§ Exercise
In the listing below, locate the line with "Clone this diagram in TikZ." and the line with "y=-0.02cm, line width=1.1pt]", then output both and everything between them exactly, minus any pictures.

§ Records with drawing code

┄┄┄┄┄┄┄┄┄┄

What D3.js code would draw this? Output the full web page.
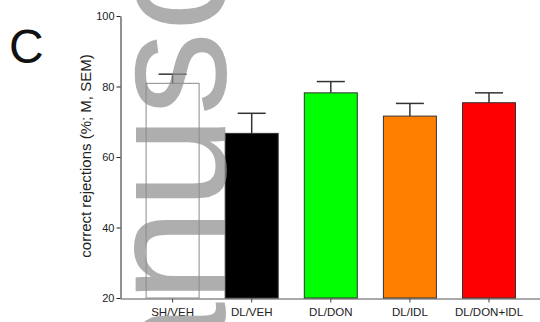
<!DOCTYPE html>
<html>
<head>
<meta charset="utf-8">
<script src="https://cdn.jsdelivr.net/npm/d3@7"></script>
<style>
  html, body { margin: 0; padding: 0; background: #fff; }
  svg { display: block; font-family: "Liberation Sans", Arial, sans-serif; }
</style>
</head>
<body>
<svg id="chart" width="540" height="322"></svg>
<script>
// Groups, means and SEM (correct rejections, %)
const groups = ["SH/VEH", "DL/VEH", "DL/DON", "DL/IDL", "DL/DON+IDL"];
const means  = [80.9, 66.7, 78.2, 71.6, 75.4];
const sems   = [2.6, 5.7, 3.2, 3.6, 2.8];
const fills  = ["#ffffff", "#000000", "#00ff00", "#ff8000", "#ff0000"];
const yTicks = [20, 40, 60, 80, 100];

const svg = d3.select("#chart");

const x = d3.scaleBand().domain(groups).range([120, 541.6]).padding(0.33);
const y = d3.scaleLinear().domain([20, 100]).range([298, 16]);

// Panel letter
svg.append("text")
  .attr("x", 9).attr("y", 63)
  .attr("font-size", 48)
  .attr("fill", "#111")
  .text("C");

// Y axis
const gy = svg.append("g")
  .attr("transform", "translate(120.5,0)")
  .call(d3.axisLeft(y).tickValues(yTicks).tickSize(4).tickSizeOuter(0).tickPadding(2));
gy.select(".domain").attr("stroke", "#222");
gy.selectAll(".tick line").attr("stroke", "#222");
gy.selectAll(".tick text").attr("font-size", 11).attr("fill", "#222")
  .attr("font-family", "Liberation Sans, Arial, sans-serif");

// X axis
const gx = svg.append("g")
  .attr("transform", "translate(0,298.5)")
  .call(d3.axisBottom(x).tickSize(4).tickSizeOuter(0).tickPadding(5));
gx.select(".domain").attr("stroke", "#555");
gx.selectAll(".tick line").attr("stroke", "#444");
gx.selectAll(".tick text").attr("font-size", 11.5).attr("fill", "#222")
  .attr("font-family", "Liberation Sans, Arial, sans-serif");

// Y axis title
svg.append("text")
  .attr("transform", "translate(91,156) rotate(-90)")
  .attr("text-anchor", "middle")
  .attr("font-size", 15)
  .attr("fill", "#222")
  .text("correct rejections (%; M, SEM)");

// Bars
const rows = groups.map((g, i) => ({ g, m: means[i], s: sems[i], c: fills[i] }));

svg.append("g").selectAll("rect")
  .data(rows)
  .join("rect")
  .attr("x", d => x(d.g))
  .attr("y", d => y(d.m))
  .attr("width", x.bandwidth())
  .attr("height", d => y(20) - y(d.m))
  .attr("fill", d => d.c)
  .attr("stroke", (d, i) => i === 0 ? "#8a8a8a" : "#333")
  .attr("stroke-width", 1);

// Upper SEM whiskers
const err = svg.append("g").attr("stroke", "#333").attr("stroke-width", 1.5);
err.selectAll("line.v")
  .data(rows)
  .join("line")
  .attr("class", "v")
  .attr("x1", d => x(d.g) + x.bandwidth() / 2)
  .attr("x2", d => x(d.g) + x.bandwidth() / 2)
  .attr("y1", d => y(d.m))
  .attr("y2", d => y(d.m + d.s));
err.selectAll("line.h")
  .data(rows)
  .join("line")
  .attr("class", "h")
  .attr("x1", d => x(d.g) + x.bandwidth() / 2 - 14)
  .attr("x2", d => x(d.g) + x.bandwidth() / 2 + 14)
  .attr("y1", d => y(d.m + d.s))
  .attr("y2", d => y(d.m + d.s));

// Watermark
svg.append("text")
  .attr("transform", "translate(225,536) rotate(-90)")
  .attr("font-size", 168)
  .attr("fill", "#8c8c8c")
  .attr("fill-opacity", 0.7)
  .text("Manuscript");
</script>
</body>
</html>
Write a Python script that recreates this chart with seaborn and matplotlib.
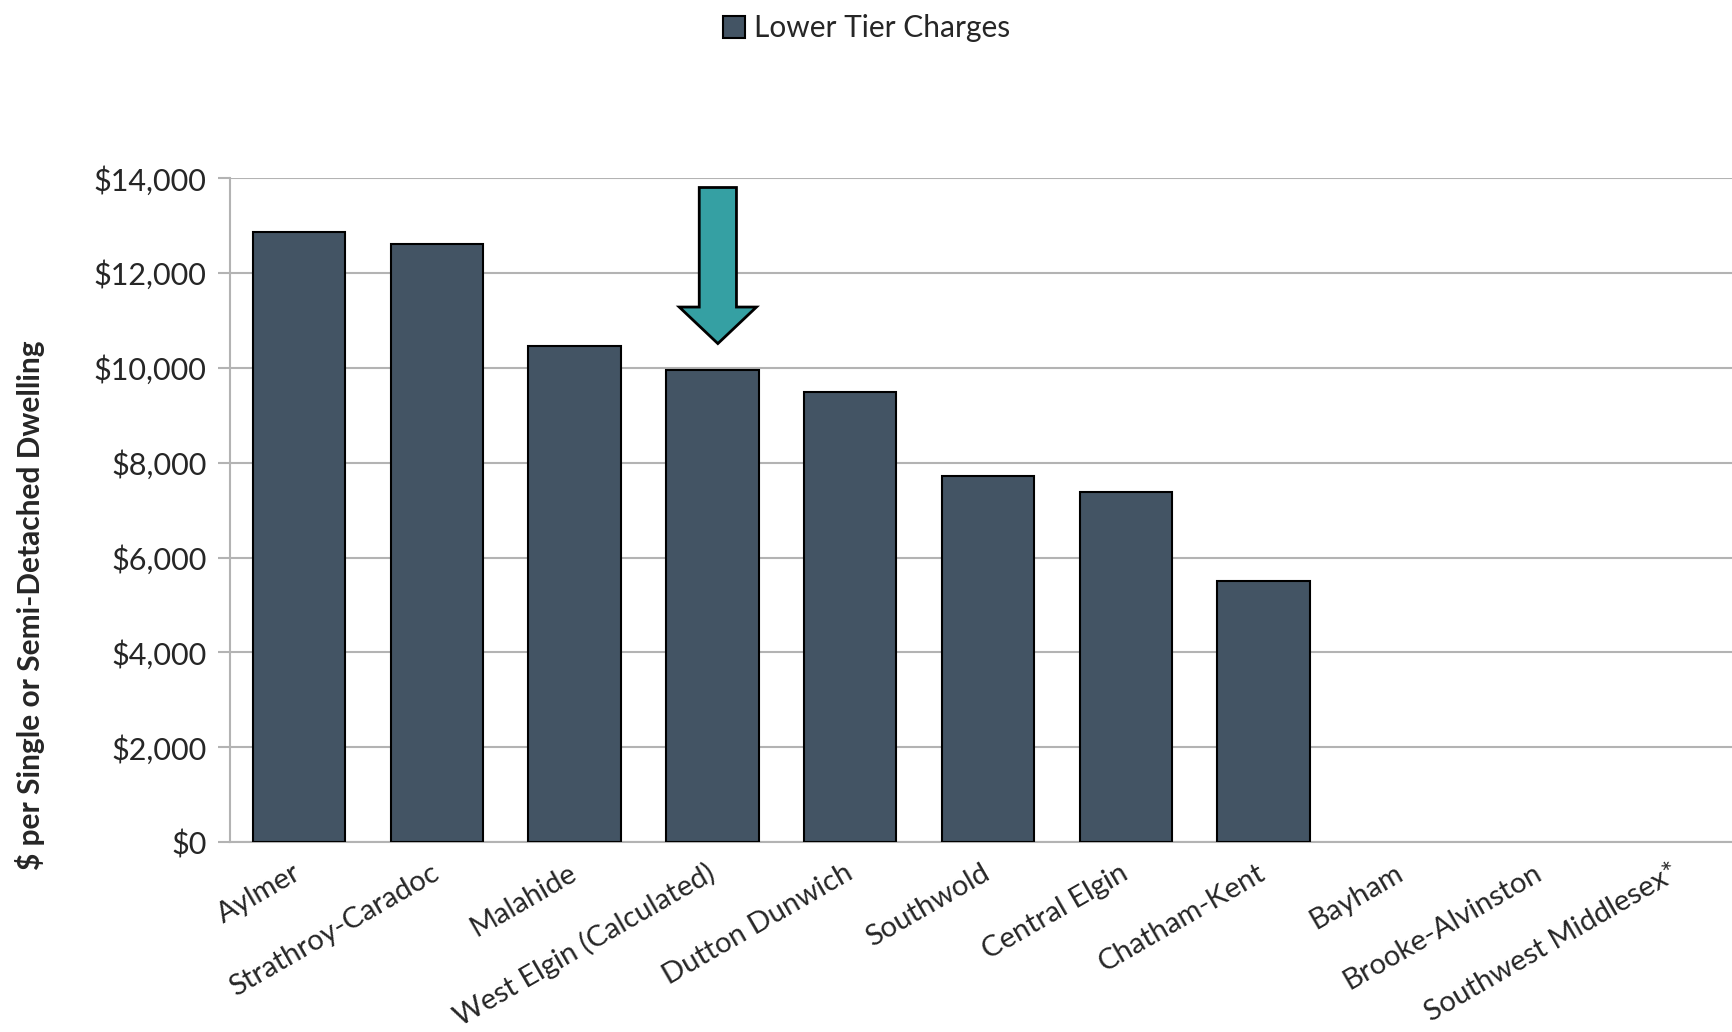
import matplotlib

matplotlib.use("Agg")
import matplotlib.pyplot as plt
import numpy as np
import seaborn as sns
from matplotlib.patches import Patch, Polygon
from matplotlib.ticker import FuncFormatter, MultipleLocator

# data
municipalities = [
    "Aylmer",
    "Strathroy-Caradoc",
    "Malahide",
    "West Elgin (Calculated)",
    "Dutton Dunwich",
    "Southwold",
    "Central Elgin",
    "Chatham-Kent",
    "Bayham",
    "Brooke-Alvinston",
    "Southwest Middlesex*",
]
lower_tier = [12860, 12600, 10460, 9950, 9480, 7710, 7380, 5500, 0, 0, 0]
highlight = "West Elgin (Calculated)"
series_name = "Lower Tier Charges"

bar_color = "#435464"
arrow_color = "#35A0A3"
grid_color = "#B3B3B3"

sns.set_theme(style="white")
plt.rcParams["font.family"] = ["Lato", "DejaVu Sans"]

fig = plt.figure(figsize=(17.33, 10.32), dpi=100)
ax = fig.add_axes([0.1327, 0.184, 0.8748, 0.6435])

sns.barplot(
    x=municipalities,
    y=lower_tier,
    order=municipalities,
    color=bar_color,
    saturation=1,
    edgecolor="black",
    linewidth=1.5,
    width=0.67,
    ax=ax,
    zorder=3,
)
# empty categories: no bar outline
for p in ax.patches:
    if p.get_height() == 0:
        p.set_visible(False)

ax.set_xlim(-0.5, len(municipalities) - 0.5)
ax.set_ylim(0, 14000)
ax.yaxis.set_major_locator(MultipleLocator(2000))
ax.yaxis.set_major_formatter(FuncFormatter(lambda v, _: f"${v:,.0f}"))
ax.grid(axis="y", color=grid_color, linewidth=1.5, zorder=0)
ax.set_axisbelow(True)

for side in ["top", "right"]:
    ax.spines[side].set_visible(False)
for side in ["left", "bottom"]:
    ax.spines[side].set_color(grid_color)
    ax.spines[side].set_linewidth(1.5)

# tick marks between categories on x, outward ticks on y
ax.set_xticks(np.arange(len(municipalities)))
ax.set_xticks(np.arange(len(municipalities) + 1) - 0.5, minor=True)
ax.tick_params(axis="x", which="major", length=0, pad=21)
ax.tick_params(axis="x", which="minor", length=11, width=1.5, color=grid_color, direction="out")
ax.tick_params(axis="y", length=9, width=1.5, color=grid_color, direction="out", left=True, labelsize=22, pad=8)
ax.set_xticklabels(municipalities, rotation=30, ha="right", va="center", rotation_mode="anchor", fontsize=21)

ax.set_xlabel("")
ax.set_ylabel("$ per Single or Semi-Detached Dwelling", fontsize=21.5, fontweight="bold")
ax.yaxis.set_label_coords(-0.122, 0.357)

# arrow pointing at the highlighted municipality
hi = municipalities.index(highlight)
hv = lower_tier[hi]
cx = hi + 0.04
tip, base, top = hv + 560, hv + 1330, hv + 3850
sw, hw = 0.135, 0.28
arrow = Polygon(
    [
        (cx - sw, top), (cx + sw, top), (cx + sw, base), (cx + hw, base),
        (cx, tip), (cx - hw, base), (cx - sw, base),
    ],
    closed=True, facecolor=arrow_color, edgecolor="black", linewidth=2, zorder=5,
)
ax.add_patch(arrow)

handles = [Patch(facecolor=bar_color, edgecolor="black", linewidth=1.5, label=series_name)]
fig.legend(
    handles=handles,
    loc="upper center",
    bbox_to_anchor=(0.5, 1.012),
    frameon=False,
    fontsize=21.5,
    handlelength=0.75,
    handleheight=0.75,
    handletextpad=0.3,
)

fig.savefig("out.png", dpi=100)
plt.close(fig)
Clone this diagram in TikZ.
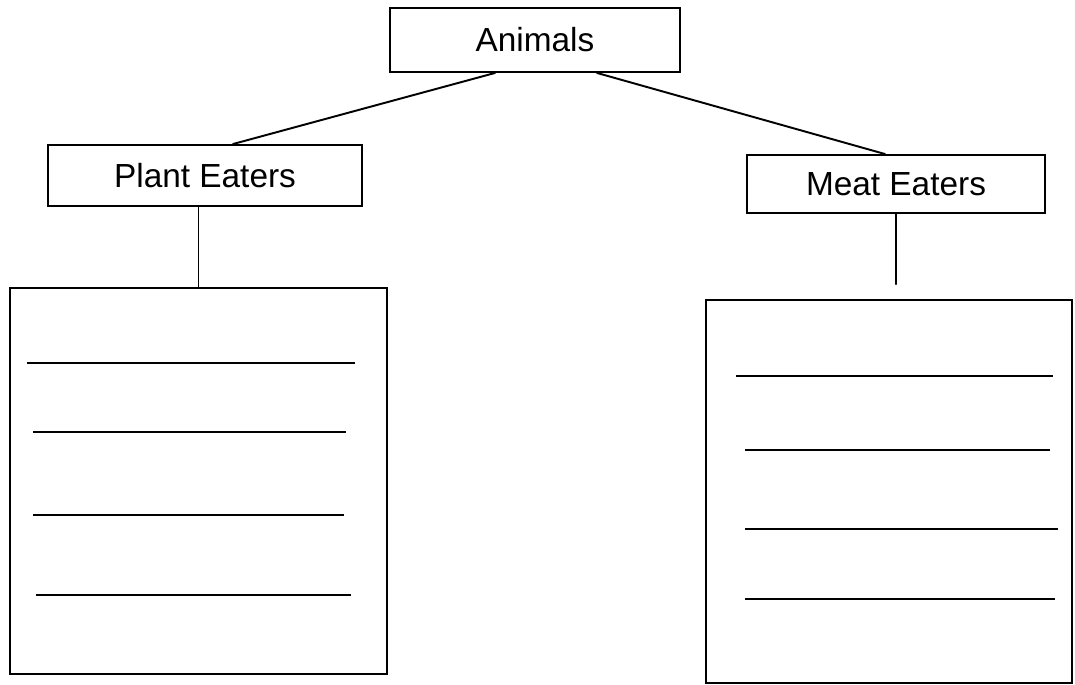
\documentclass[tikz,border=0pt]{standalone}
\usepackage{fontspec}
\setmainfont{Liberation Sans}
\usepackage{tikz}
\usetikzlibrary{positioning}

\begin{document}
\begin{tikzpicture}[x=0.02cm, y=-0.02cm, line width=1.1pt]

        % Define block styles
        \tikzstyle{heading} = [rectangle, draw, fill=white, text centered, font=\fontsize{19}{23}\selectfont]
        \tikzstyle{listbox} = [rectangle, draw, fill=white]
        \tikzstyle{conn} = [draw, line cap=round]

        \useasboundingbox (0,0) rectangle (1075,685);

        % Components
        \node (animals) [heading, minimum width=5.8cm, minimum height=1.28cm] at (535,40) {Animals};
        \node (plant) [heading, minimum width=6.28cm, minimum height=1.22cm] at (205,175.5) {Plant Eaters};
        \node (meat) [heading, minimum width=5.96cm, minimum height=1.16cm] at (896,184) {Meat Eaters};
        \node (plantlist) [listbox, minimum width=7.54cm, minimum height=7.72cm] at (198.5,481) {};
        \node (meatlist) [listbox, minimum width=7.32cm, minimum height=7.66cm] at (889,491.5) {};

        % Lines to write on
        \foreach \y/\a/\b in {363/27/355, 432/33/346, 515/33/344, 595/36/351}
            \draw (\a,\y) -- (\b,\y);
        \foreach \y/\a/\b in {376/736/1053, 450/745/1050, 529/745/1058, 599/745/1055}
            \draw (\a,\y) -- (\b,\y);

        % Connectors
        \draw [conn] ([xshift=-0.8cm]animals.south) -- ([xshift=0.56cm]plant.north);
        \draw [conn] ([xshift=1.24cm]animals.south) -- ([xshift=-0.22cm]meat.north);
        \draw [conn] (plantlist.north |- plant.south) -- (plantlist.north);
        \draw [conn, shorten >=0.3cm] (meat.south) -- (meat.south |- meatlist.north);

      \end{tikzpicture}
\end{document}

┄┄┄┄┄┄┄┄┄┄

§ Solution to this problem
Clone this diagram in TikZ.
\documentclass[tikz,border=0pt]{standalone}
\usepackage{fontspec}
\setmainfont{Liberation Sans}
\usepackage{tikz}
\usetikzlibrary{positioning}

\begin{document}
\begin{tikzpicture}[x=0.02cm, y=-0.02cm, line width=1.1pt]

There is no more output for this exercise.